* **Dataset rows**:
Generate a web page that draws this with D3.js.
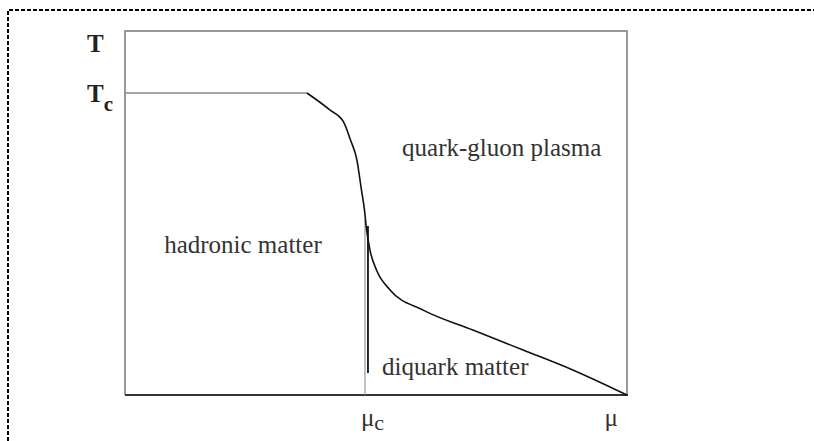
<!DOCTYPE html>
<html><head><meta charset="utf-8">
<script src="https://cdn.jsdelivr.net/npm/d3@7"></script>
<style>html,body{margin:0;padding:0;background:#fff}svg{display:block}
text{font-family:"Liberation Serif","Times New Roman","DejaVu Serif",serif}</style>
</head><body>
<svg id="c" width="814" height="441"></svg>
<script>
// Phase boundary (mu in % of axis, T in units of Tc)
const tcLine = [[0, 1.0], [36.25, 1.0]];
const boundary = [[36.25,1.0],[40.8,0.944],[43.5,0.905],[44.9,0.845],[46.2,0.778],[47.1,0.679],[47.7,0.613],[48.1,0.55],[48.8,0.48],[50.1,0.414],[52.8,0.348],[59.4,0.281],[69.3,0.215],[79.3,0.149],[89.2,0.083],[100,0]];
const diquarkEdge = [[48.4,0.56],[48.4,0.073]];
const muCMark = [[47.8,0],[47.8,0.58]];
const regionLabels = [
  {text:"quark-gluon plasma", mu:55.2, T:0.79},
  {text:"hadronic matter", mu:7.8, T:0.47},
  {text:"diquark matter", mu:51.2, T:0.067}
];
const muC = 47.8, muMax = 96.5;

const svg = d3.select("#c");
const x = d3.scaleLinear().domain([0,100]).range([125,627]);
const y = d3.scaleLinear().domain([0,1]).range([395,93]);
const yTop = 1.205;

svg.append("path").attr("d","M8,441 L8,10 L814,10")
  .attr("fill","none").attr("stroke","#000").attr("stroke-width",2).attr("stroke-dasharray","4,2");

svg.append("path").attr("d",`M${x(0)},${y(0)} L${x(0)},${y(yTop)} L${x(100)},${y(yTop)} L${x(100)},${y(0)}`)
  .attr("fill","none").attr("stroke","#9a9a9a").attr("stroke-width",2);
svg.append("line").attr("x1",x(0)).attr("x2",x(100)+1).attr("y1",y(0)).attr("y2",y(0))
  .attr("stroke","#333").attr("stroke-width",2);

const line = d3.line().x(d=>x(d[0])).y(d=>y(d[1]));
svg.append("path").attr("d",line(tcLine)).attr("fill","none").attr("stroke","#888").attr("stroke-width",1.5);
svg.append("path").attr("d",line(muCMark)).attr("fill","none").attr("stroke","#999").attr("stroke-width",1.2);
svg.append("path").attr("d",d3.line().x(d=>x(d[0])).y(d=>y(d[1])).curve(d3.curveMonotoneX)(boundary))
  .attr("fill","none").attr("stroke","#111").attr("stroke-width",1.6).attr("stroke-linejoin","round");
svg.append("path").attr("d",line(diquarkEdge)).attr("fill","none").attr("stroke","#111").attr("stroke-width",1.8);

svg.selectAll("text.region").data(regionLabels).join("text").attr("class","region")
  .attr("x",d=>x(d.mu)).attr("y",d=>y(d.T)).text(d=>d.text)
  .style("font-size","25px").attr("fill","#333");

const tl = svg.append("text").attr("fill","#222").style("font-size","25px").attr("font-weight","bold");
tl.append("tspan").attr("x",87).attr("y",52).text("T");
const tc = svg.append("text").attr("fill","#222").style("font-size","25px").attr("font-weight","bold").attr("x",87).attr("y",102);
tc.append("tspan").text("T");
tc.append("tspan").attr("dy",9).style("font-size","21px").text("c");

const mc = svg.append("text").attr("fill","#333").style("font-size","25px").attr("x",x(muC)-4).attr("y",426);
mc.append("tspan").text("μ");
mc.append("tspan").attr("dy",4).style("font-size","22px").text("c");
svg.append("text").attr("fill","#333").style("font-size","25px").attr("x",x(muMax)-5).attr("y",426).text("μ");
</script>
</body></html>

==

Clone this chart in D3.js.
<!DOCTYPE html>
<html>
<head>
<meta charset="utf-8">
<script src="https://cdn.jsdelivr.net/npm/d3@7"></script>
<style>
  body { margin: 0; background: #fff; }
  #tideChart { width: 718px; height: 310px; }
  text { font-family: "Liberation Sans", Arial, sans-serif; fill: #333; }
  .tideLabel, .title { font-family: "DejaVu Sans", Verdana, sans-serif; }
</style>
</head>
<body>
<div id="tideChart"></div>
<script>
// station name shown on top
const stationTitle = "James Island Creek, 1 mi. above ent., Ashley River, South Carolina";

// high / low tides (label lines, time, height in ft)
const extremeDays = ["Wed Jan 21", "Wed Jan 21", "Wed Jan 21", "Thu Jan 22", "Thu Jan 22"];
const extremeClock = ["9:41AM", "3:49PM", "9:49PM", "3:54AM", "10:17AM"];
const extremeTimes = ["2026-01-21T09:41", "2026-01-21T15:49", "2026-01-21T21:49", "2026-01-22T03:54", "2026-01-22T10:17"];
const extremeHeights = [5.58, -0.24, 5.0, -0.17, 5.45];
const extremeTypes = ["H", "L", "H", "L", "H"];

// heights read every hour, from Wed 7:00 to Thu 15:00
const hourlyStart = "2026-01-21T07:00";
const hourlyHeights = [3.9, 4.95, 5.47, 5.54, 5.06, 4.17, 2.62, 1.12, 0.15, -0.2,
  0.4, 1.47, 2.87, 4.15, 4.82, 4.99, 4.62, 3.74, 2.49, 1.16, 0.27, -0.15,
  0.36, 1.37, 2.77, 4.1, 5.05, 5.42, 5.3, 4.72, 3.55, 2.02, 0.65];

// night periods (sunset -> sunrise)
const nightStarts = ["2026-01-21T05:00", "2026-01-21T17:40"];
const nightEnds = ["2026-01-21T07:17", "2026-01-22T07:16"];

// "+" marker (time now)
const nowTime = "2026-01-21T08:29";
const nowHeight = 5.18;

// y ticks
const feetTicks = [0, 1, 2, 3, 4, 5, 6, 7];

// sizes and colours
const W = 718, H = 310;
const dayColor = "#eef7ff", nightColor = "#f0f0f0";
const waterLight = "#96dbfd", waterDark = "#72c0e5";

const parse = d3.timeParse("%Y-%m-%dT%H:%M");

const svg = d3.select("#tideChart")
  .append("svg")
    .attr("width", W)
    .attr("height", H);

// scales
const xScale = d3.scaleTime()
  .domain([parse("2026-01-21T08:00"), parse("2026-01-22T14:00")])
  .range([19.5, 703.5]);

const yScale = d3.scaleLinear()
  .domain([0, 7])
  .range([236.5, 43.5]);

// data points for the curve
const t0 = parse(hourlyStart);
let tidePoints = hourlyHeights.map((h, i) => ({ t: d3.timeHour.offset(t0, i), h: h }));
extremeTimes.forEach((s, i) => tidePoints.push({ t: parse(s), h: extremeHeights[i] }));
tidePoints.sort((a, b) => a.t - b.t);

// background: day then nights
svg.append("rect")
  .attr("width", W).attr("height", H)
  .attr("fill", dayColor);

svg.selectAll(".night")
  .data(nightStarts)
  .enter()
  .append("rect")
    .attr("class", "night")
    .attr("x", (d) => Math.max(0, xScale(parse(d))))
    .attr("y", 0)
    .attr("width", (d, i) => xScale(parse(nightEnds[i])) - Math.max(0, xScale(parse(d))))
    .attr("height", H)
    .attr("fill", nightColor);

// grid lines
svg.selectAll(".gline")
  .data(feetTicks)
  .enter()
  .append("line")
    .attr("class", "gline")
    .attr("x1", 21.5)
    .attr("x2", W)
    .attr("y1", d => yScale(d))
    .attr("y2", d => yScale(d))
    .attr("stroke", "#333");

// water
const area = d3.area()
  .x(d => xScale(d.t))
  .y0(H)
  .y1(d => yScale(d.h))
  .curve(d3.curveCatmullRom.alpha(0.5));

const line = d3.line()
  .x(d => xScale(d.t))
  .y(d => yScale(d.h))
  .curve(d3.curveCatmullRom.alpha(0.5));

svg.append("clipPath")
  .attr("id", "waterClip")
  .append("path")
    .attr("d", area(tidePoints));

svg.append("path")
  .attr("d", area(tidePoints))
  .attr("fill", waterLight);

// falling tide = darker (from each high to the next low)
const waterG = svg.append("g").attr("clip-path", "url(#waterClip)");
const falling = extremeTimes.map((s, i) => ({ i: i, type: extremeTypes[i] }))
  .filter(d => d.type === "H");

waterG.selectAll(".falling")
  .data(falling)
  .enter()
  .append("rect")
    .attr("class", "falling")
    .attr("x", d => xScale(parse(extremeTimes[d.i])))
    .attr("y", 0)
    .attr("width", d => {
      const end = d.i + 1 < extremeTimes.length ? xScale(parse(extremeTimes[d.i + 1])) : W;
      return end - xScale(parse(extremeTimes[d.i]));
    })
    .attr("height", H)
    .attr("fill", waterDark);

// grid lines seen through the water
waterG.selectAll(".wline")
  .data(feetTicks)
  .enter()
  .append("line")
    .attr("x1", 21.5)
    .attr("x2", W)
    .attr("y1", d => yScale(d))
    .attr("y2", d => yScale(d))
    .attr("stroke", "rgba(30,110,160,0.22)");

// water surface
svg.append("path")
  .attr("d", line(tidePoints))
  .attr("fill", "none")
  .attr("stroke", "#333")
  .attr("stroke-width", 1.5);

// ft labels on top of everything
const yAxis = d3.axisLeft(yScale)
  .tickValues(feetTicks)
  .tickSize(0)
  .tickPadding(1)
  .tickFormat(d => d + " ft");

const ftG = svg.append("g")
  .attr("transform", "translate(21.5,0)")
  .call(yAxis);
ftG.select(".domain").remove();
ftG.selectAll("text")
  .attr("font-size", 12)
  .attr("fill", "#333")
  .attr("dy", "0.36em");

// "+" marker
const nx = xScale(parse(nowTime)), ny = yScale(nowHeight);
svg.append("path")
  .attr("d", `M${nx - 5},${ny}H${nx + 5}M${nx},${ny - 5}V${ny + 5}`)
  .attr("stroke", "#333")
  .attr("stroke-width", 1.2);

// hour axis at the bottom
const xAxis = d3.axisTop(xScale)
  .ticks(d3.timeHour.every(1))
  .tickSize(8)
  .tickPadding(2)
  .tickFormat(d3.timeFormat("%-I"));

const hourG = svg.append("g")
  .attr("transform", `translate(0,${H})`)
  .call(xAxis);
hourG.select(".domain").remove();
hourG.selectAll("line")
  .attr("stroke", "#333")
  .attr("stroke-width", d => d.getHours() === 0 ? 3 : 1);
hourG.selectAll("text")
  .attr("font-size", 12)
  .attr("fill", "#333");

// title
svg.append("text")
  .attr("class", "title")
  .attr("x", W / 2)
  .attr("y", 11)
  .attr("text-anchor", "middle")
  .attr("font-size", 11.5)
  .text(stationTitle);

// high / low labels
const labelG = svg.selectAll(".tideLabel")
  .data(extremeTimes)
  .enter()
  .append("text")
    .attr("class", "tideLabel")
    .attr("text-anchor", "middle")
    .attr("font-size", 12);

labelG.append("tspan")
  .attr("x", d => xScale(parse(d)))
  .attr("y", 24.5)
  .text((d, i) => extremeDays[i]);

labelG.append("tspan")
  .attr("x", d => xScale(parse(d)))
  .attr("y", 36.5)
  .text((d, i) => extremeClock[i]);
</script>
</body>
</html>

* * *

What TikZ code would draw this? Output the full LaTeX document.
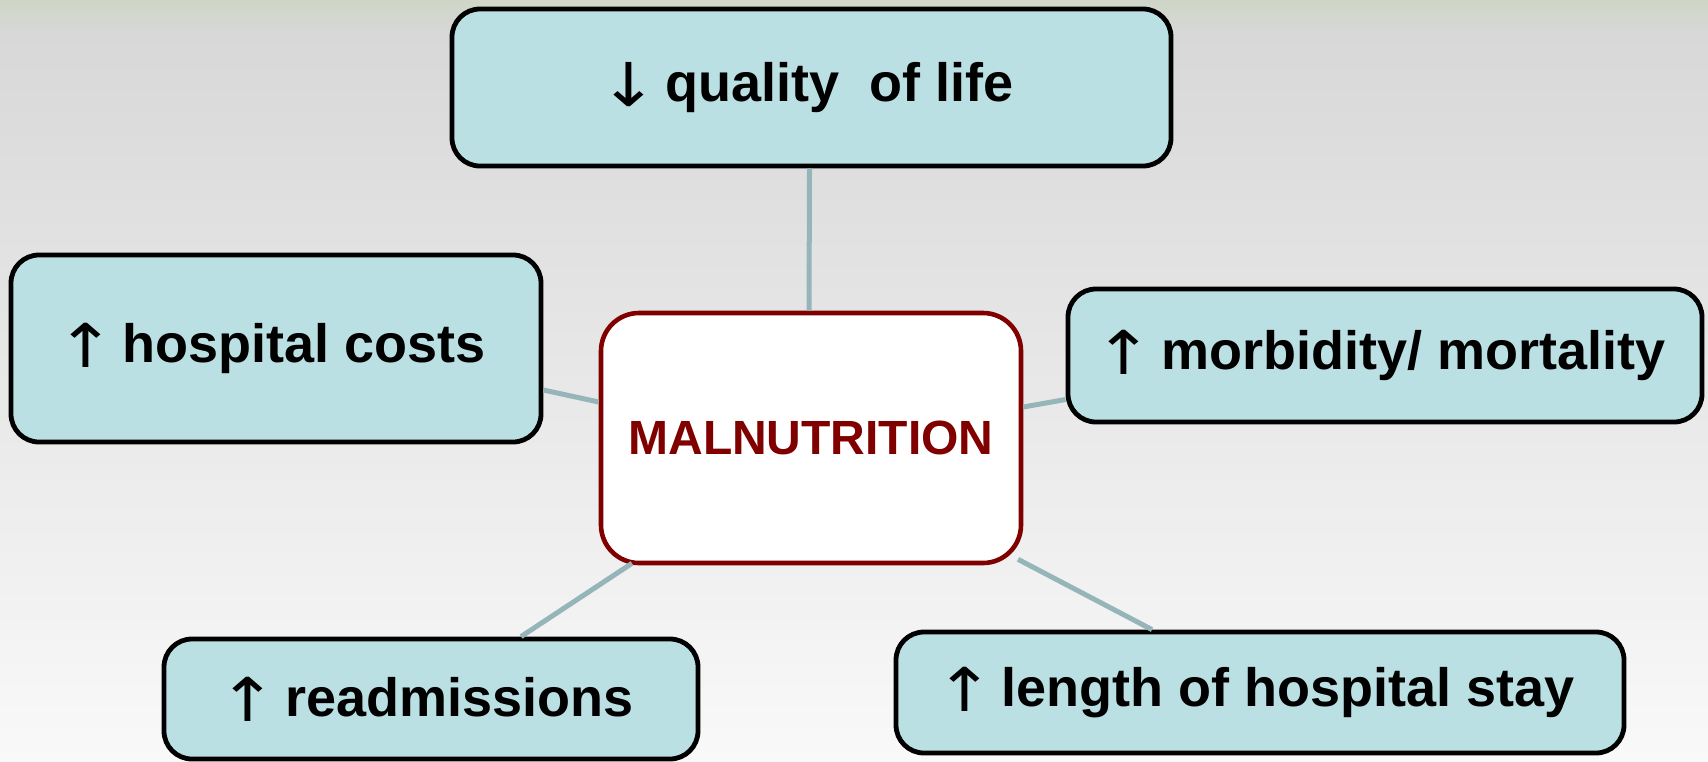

* **Task details**: Tally the lines of the listing above that include the word "this". Answer with the number alone.

* **Response below**: 3